Call for earlier holidays 'to buy time for' Covid-19 third wave
A principals’ association has asked basic education minister Angie Motshekga to bring the July holidays forward for Gauteng schools because of the spike in Covid infections among teachers and pupils in the province.
Thomas Hlongwane, president of the South African Principals’ Association in Gauteng, which has about 400 members, made the proposal to Motshekga during a meeting last Saturday. He said Motshekga told him that she would take the matter to the National Coronavirus Command Council (NCCC), which is only meeting this week.
Schools are due to close on July 9 and reopen on July 26.
“We are saying July 9 is too far away. Any date before then will be acceptable,” Hlongwane said.
He said he had also asked Motshekga for an extra week’s holiday for Gauteng schools “to buy time for the peak [of the third wave] to be reached and for the situation to normalise”.
During a media briefing by the Gauteng Provincial Command Council on Thursday, premier David Makhura said they were calling for “stricter, targeted and localised restrictions for the next two weeks”.
He added: “Though experts have advised that schools are contributing an insignificant amount in community transmissions, we are closely monitoring the situation.”
The total number of Covid infections in Gauteng schools increased by 2,776 to 4,706 between February 15 and June 17, and to 7,482 by June 23.
The number of affected schools in the province increased from 2,958 to 4,278 between February 15 and June 23.
The number of teachers infected increased from 1,509 to 2,321.
Anthea Cereseto, CEO of the Governing Body Foundation, said that if the Gauteng health and education departments did not act speedily to close schools with high infection rates, “it may be necessary to close all the schools to allow this wave to pass”.
“It was brought up [in the meeting with Motshekga] that … getting permission to close schools from the departments of health and education is taking too long. You can’t wait a week for these decisions because in that week you are allowing the spreading of the infection.”
Jaco Deacon, acting CEO of the Federation of Governing Bodies of South African Schools, said he was not in favour of the blanket approach of closing all schools in Gauteng as it would not be fair to pupils.
“If the hotspot is in Johannesburg South, close the school there, while if schools in Pretoria West can continue, let them stay open,” he said.

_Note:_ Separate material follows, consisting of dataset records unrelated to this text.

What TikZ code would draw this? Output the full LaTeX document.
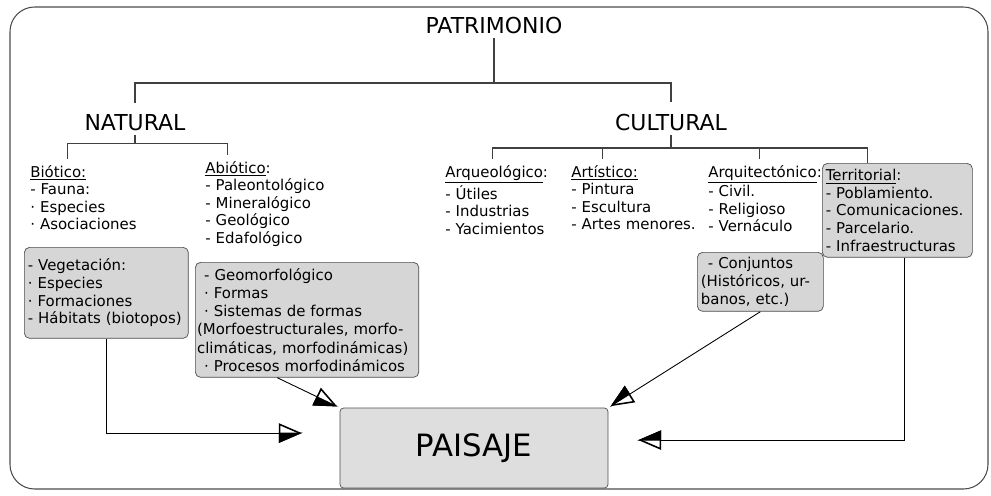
\documentclass[tikz,border=0pt]{standalone}
\usepackage{fontspec}
\setmainfont{DejaVu Sans}
\usepackage{tikz}
\usetikzlibrary{arrows.meta}

\definecolor{boxfill}{gray}{0.84}
\definecolor{boxline}{gray}{0.3}
\definecolor{paisajefill}{gray}{0.87}
\definecolor{lineclr}{gray}{0.25}

\begin{document}
\begin{tikzpicture}[x=0.02cm, y=-0.02cm,
    head/.style={inner sep=2.5pt, font=\fontsize{12.5}{15}\selectfont},
    grp/.style={anchor=base west, align=left, text width=3.2cm, inner xsep=0pt, inner ysep=3pt, font=\fontsize{8.5}{10}\selectfont},
    box/.style={anchor=north west, align=left, draw=boxline, fill=boxfill, rounded corners=3pt, inner xsep=2pt, inner ysep=2pt, font=\fontsize{8.5}{10}\selectfont},
    paisaje/.style={draw=boxline, fill=paisajefill, rounded corners=2pt, minimum width=5.36cm, minimum height=1.6cm, font=\fontsize{17.5}{20}\selectfont},
    tree/.style={draw=lineclr, line width=0.7pt},
    arr/.style={draw=black, line width=0.5pt, -{Triangle[open,length=13pt,width=11pt,line width=0.9pt,sep=-13pt]Triangle[right,length=13pt,width=11pt]}}]
    \useasboundingbox (0,0) rectangle (991,495);
    \draw[draw=gray!60!black, line width=0.6pt, rounded corners=14pt] (10,7) rectangle (988,489);

    \node at (494,25) [head] (Patrimonio) {PATRIMONIO};
    \node at (135,122.5) [head] (Natural) {NATURAL};
    \node at (671,122) [head] (Cultural) {CULTURAL};

    \node at (30,177) [grp] (Biotico) {\underline{Biótico:}\\- Fauna:\\· Especies\\· Asociaciones};
    \node at (205,173) [grp] (Abiotico) {\underline{Abiótico}:\\- Paleontológico\\- Mineralógico\\- Geológico\\- Edafológico};
    \node at (445,177) [grp] (Arqueologico) {\underline{Arqueológico}:\\- Útiles\\- Industrias\\- Yacimientos};
    \node at (571,177) [grp] (Artistico) {\underline{Artístico:}\\- Pintura\\- Escultura\\- Artes menores.};
    \node at (708,177) [grp] (Arquitectonico) {\underline{Arquitectónico}:\\- Civil.\\- Religioso\\- Vernáculo};
    \node at (822,163) [box, text width=2.86cm, minimum height=1.88cm] (Territorial) {\underline{Territorial}:\\- Poblamiento.\\-~Comunicaciones.\\- Parcelario.\\-~Infraestructuras};

    \node at (24,247) [box, text width=3.14cm, minimum height=1.82cm] (Vegetacion) {- Vegetación:\\· Especies\\· Formaciones\\-~Hábitats~(biotopos)};
    \node at (195,262) [box, inner xsep=1pt, text width=4.4cm, minimum height=2.3cm, font=\fontsize{8.5}{10.4}\selectfont] (Geomorfologico) {\hspace*{4pt}- Geomorfológico\\\hspace*{4pt}· Formas\\\hspace*{4pt}· Sistemas de formas\\(Morfoestructurales,~morfo-\\climáticas,~morfodinámicas)\\\hspace*{4pt}· Procesos morfodinámicos};
    \node at (697,252) [box, text width=2.38cm, minimum height=1.18cm] (Conjuntos) {\hspace*{4pt}- Conjuntos\\(Históricos,~ur-\\banos, etc.)};

    \node at (474,448) [paisaje] (Paisaje) {PAISAJE};

    \draw[tree] (Patrimonio.south) -- ++(0,45) -| ([yshift=4pt]Natural.north);
    \draw[tree] (Patrimonio.south) -- ++(0,45) -| ([yshift=4pt]Cultural.north);
    \draw[tree] (Natural.south) -- ++(0,8) -| ([xshift=21.5pt]Biotico.north west);
    \draw[tree] (Natural.south) -- ++(0,8) -| ([xshift=13pt]Abiotico.north west);
    \draw[tree] (Cultural.south) -- ++(0,13) -| ([xshift=27pt]Arqueologico.north west);
    \draw[tree] (Cultural.south) -- ++(0,13) -| ([xshift=18pt]Artistico.north west);
    \draw[tree] (Cultural.south) -- ++(0,13) -| ([xshift=29.5pt]Arquitectonico.north west);
    \draw[tree] (Cultural.south) -- ++(0,13) -| ([xshift=26pt]Territorial.north west);

    \draw[arr, shorten >=21pt] (Vegetacion.south) |- ([yshift=8.5pt]Paisaje.west);
    \draw[arr, shorten >=1pt] ([xshift=-17pt]Geomorfologico.south) -- (Paisaje.north west);
    \draw[arr, shorten >=1pt] (Conjuntos.south) -- (Paisaje.north east);
    \draw[arr, shorten >=16.5pt] ([xshift=4pt]Territorial.south) |- ([yshift=4.5pt]Paisaje.east);
\end{tikzpicture}
\end{document}
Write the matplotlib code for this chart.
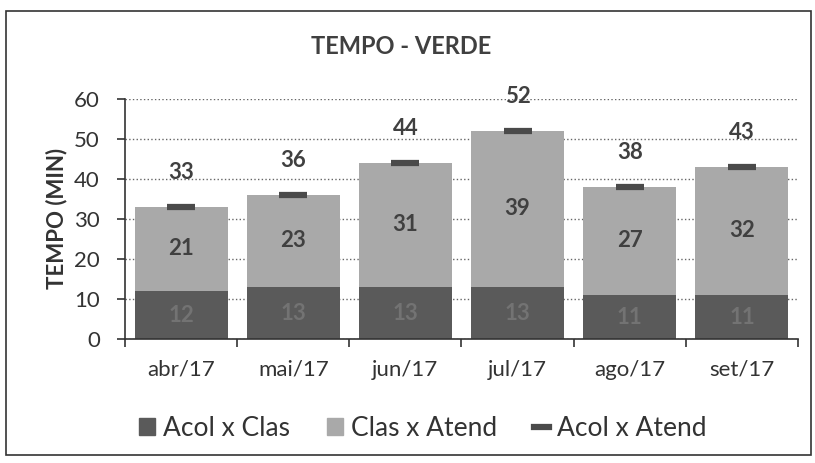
import matplotlib.pyplot as plt
from matplotlib.patches import Rectangle
from matplotlib.lines import Line2D
from matplotlib.patches import Patch
import numpy as np

plt.rcParams['font.family'] = ['Lato', 'DejaVu Sans']

meses = ["abr/17", "mai/17", "jun/17", "jul/17", "ago/17", "set/17"]
acol_clas = [12, 13, 13, 13, 11, 11]
clas_atend = [21, 23, 31, 39, 27, 32]
acol_atend = [33, 36, 44, 52, 38, 43]

cor_escura = "#5a5a5a"
cor_clara = "#a9a9a9"
cor_marca = "#4a4a4a"

fig = plt.figure(figsize=(8.15, 4.63), dpi=100)
fig.patches.append(Rectangle((6 / 815, 8 / 463), 805 / 815, 444 / 463, transform=fig.transFigure,
                             fill=False, edgecolor="#333333", linewidth=1.2))
ax = fig.add_axes([125 / 815, 1 - 339 / 463, 673 / 815, 240 / 463])

x = np.arange(len(meses))
ax.bar(x, acol_clas, width=0.83, color=cor_escura, zorder=2)
ax.bar(x, clas_atend, bottom=acol_clas, width=0.83, color=cor_clara, zorder=2)
ax.plot(x, acol_atend, linestyle="none", marker="_", markersize=20, markeredgewidth=4.5,
        color=cor_marca, zorder=3)

for i in range(len(meses)):
    ax.text(x[i], acol_clas[i] / 2, str(acol_clas[i]), ha="center", va="center",
            fontsize=16, fontweight="bold", color="#737373", zorder=4)
    ax.text(x[i], acol_clas[i] + clas_atend[i] / 2, str(clas_atend[i]), ha="center", va="center",
            fontsize=16, fontweight="bold", color="#404040", zorder=4)
    ax.text(x[i], acol_atend[i] + 8.5, str(acol_atend[i]), ha="center", va="center",
            fontsize=16, fontweight="bold", color="#404040", zorder=4)

ax.set_xlim(-0.5, len(meses) - 0.5)
ax.set_ylim(0, 60)
ax.set_yticks(range(0, 61, 10))
ax.set_xticks(x)
ax.set_xticklabels(meses)
ax.set_xticks(np.arange(-0.5, len(meses), 1), minor=True)
ax.tick_params(axis="x", which="major", length=0, labelsize=16, pad=15, colors="#333333")
ax.tick_params(axis="x", which="minor", length=6, width=1.2, color="#333333")
ax.tick_params(axis="y", length=6, width=1.2, labelsize=16, colors="#333333", pad=12)
ax.grid(axis="y", linestyle=":", color="#666666", linewidth=1, zorder=0)
for s in ["top", "right"]:
    ax.spines[s].set_visible(False)
ax.spines["left"].set_linewidth(1.2)
ax.spines["bottom"].set_linewidth(1.2)
ax.spines["left"].set_color("#333333")
ax.spines["bottom"].set_color("#333333")

fig.text(57 / 815, 1 - 218 / 463, "TEMPO (MIN)", rotation=90, ha="center", va="center",
         fontsize=16, fontweight="bold", color="#333333")
fig.text(401 / 815, 1 - 47 / 463, "TEMPO - VERDE", ha="center", va="center",
         fontsize=17, fontweight="bold", color="#404040")

handles = [Patch(color=cor_escura), Patch(color=cor_clara),
           Line2D([0], [0], color=cor_marca, linewidth=4.5)]
fig.legend(handles, ["Acol x Clas", "Clas x Atend", "Acol x Atend"], loc="center",
           bbox_to_anchor=(423 / 815, 1 - 428 / 463), ncol=3, frameon=False, fontsize=19,
           handlelength=0.6, handleheight=0.6, handletextpad=0.3, columnspacing=1.4,
           labelcolor="#333333")

fig.savefig("out.png", dpi=100)
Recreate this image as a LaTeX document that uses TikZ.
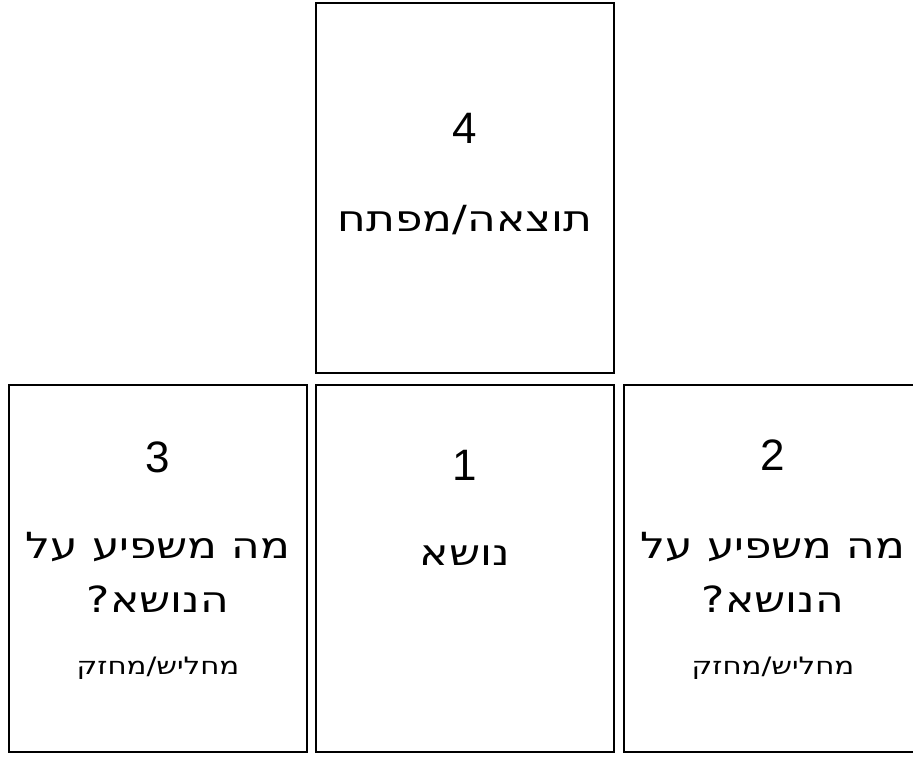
\documentclass[tikz,border=0pt]{standalone}
\usepackage{fontspec}
\setmainfont{Liberation Sans}
\newfontfamily\hebfont[Script=Hebrew, FakeStretch=1.22]{DejaVu Sans}
\TeXXeTstate=1

\tikzset{card/.style={draw, line width=1.6pt, inner sep=0pt, minimum width=298pt, minimum height=#1},
  num/.style={font=\fontsize{44}{44}\selectfont, inner sep=0pt},
  big/.style={font=\hebfont\fontsize{36}{54}\selectfont, align=center, inner sep=0pt},
  small/.style={font=\hebfont\fontsize{24}{30}\selectfont, inner sep=0pt}}

\begin{document}
\begin{tikzpicture}[x=1pt, y=-1pt]
            \useasboundingbox (0,0) rectangle (913,758);
            % Les cartes
            \node[card=370pt] (card4) at (465,188) {};
            \node[card=367pt] (card3) at (158,568.5) {};
            \node[card=367pt] (card1) at (465,568.5) {};
            \node[card=367pt] (card2) at (773,568.5) {}; % coupée à droite

            % Carte 4
            \node[num] (n4) at (465,128) {4};
            \node[big] (t4) at (465,220) {\beginR תוצאה/מפתח\endR};

            % Carte 1
            \node[num] (n1) at (465,465) {1};
            \node[big] (t1) at (465,556) {\beginR נושא\endR};

            % Cartes 3 et 2
            \node[num] (n3) at (158,457) {3};
            \node[big] (t3) at (158,572) {\beginR מה משפיע על\endR\\\beginR הנושא?\endR};
            \node[small] (s3) at (158,668) {\beginR מחליש/מחזק\endR};

            \node[num] (n2) at (773,455) {2};
            \node[big] (t2) at (773,572) {\beginR מה משפיע על\endR\\\beginR הנושא?\endR};
            \node[small] (s2) at (773,668) {\beginR מחליש/מחזק\endR};
        \end{tikzpicture}
\end{document}
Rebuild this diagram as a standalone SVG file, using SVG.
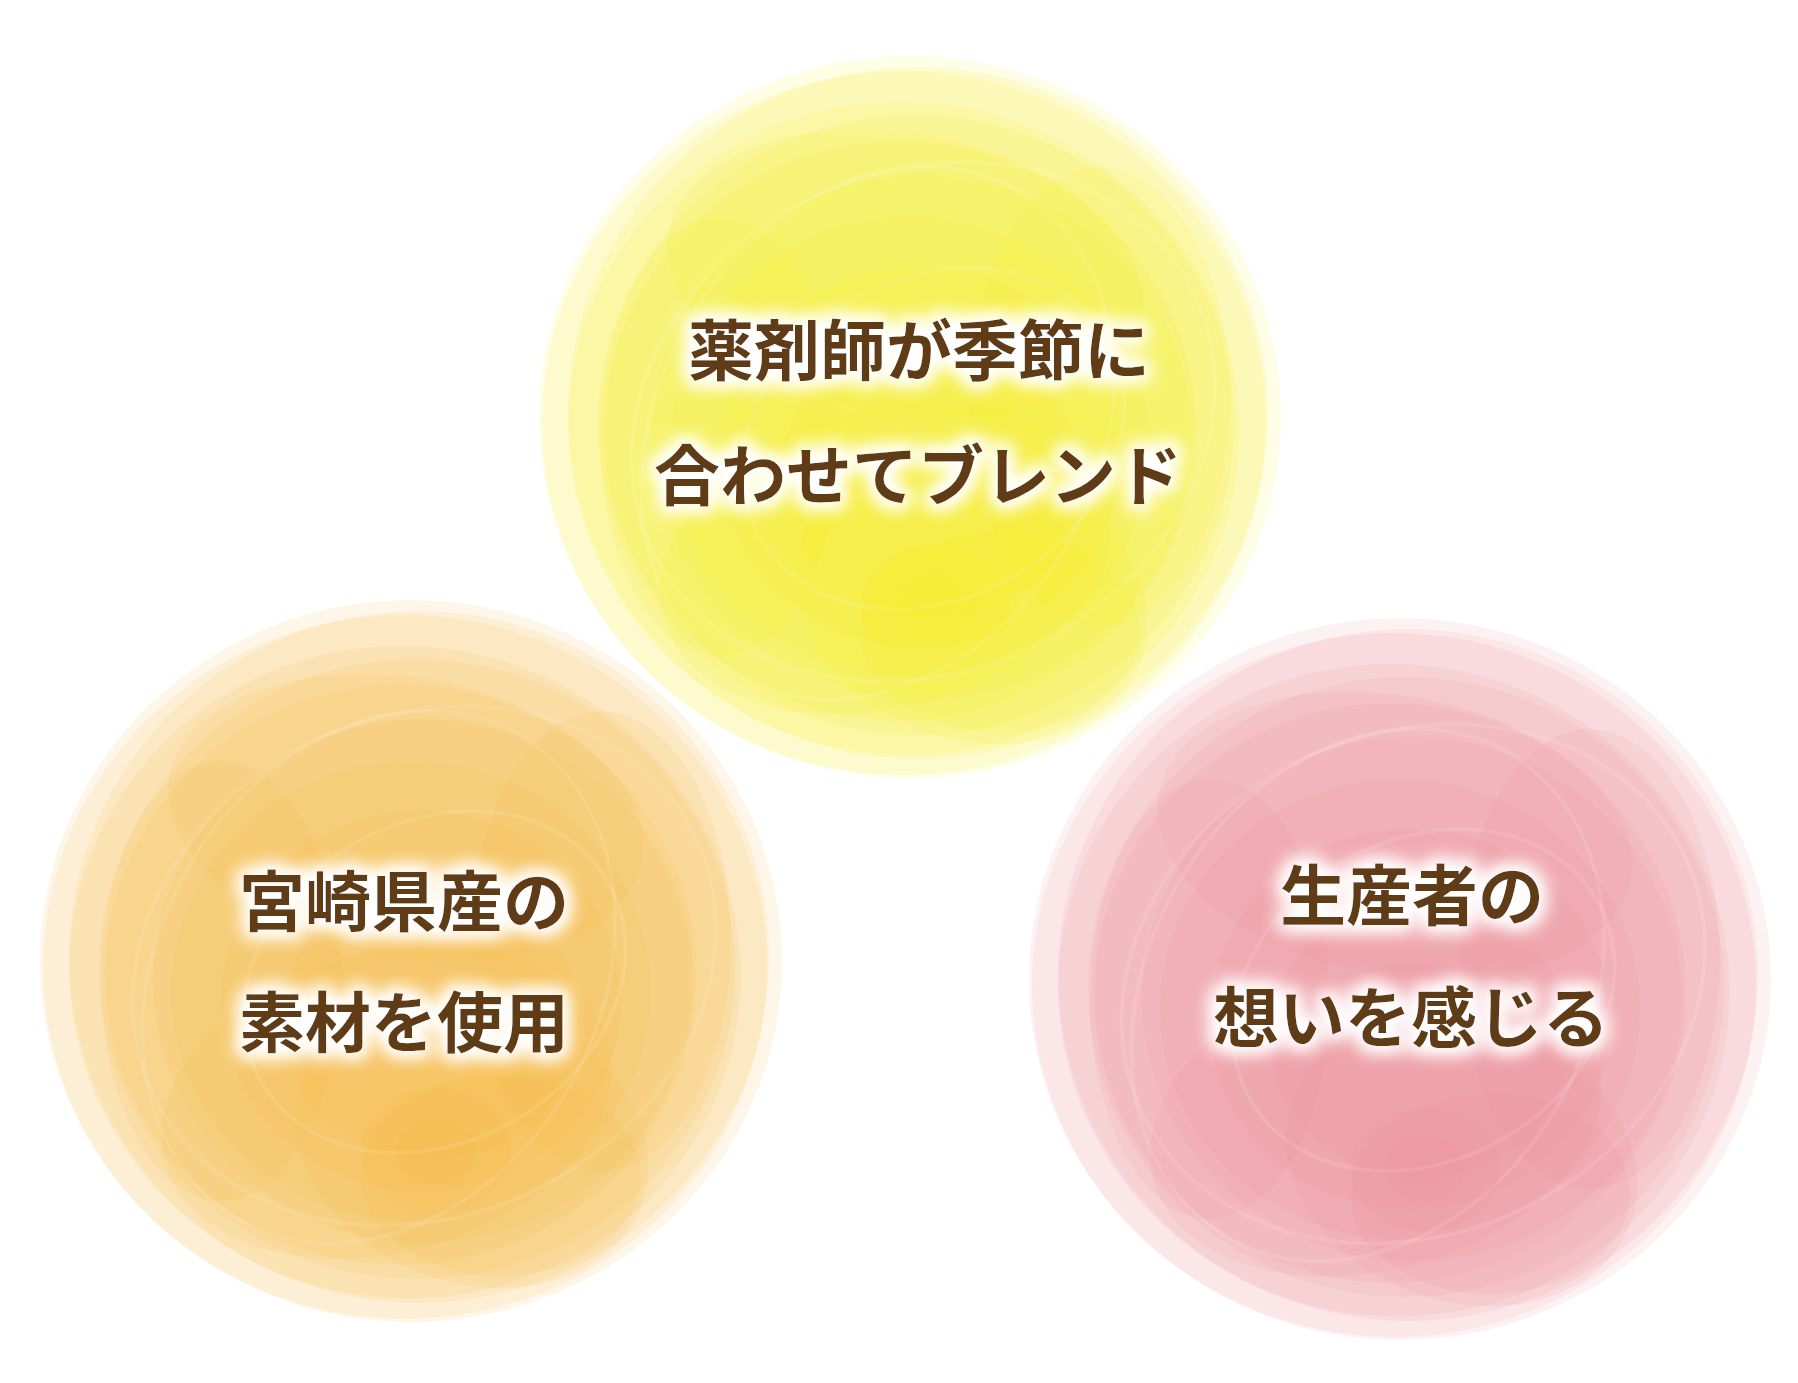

Matakanye Matakanya, general secretary of the National Association of School Governing Bodies, said they did not support Hlongwane’s proposal because school closures would “disadvantage the poorest of the poor and the township schools”.
He said he supported Motshekga’s differentiated strategy, according to which school closures should be handled “on a province-by-province, school-by-school basis”.
Motshekga said during a media briefing last Saturday that schools must remain open and that most of the more than 25,000 schools were stable.
“We will, however, take guidance from structures such as the ministerial advisory committee, NCCC and cabinet on this matter as part of a wider approach in the fight against Covid,” she said.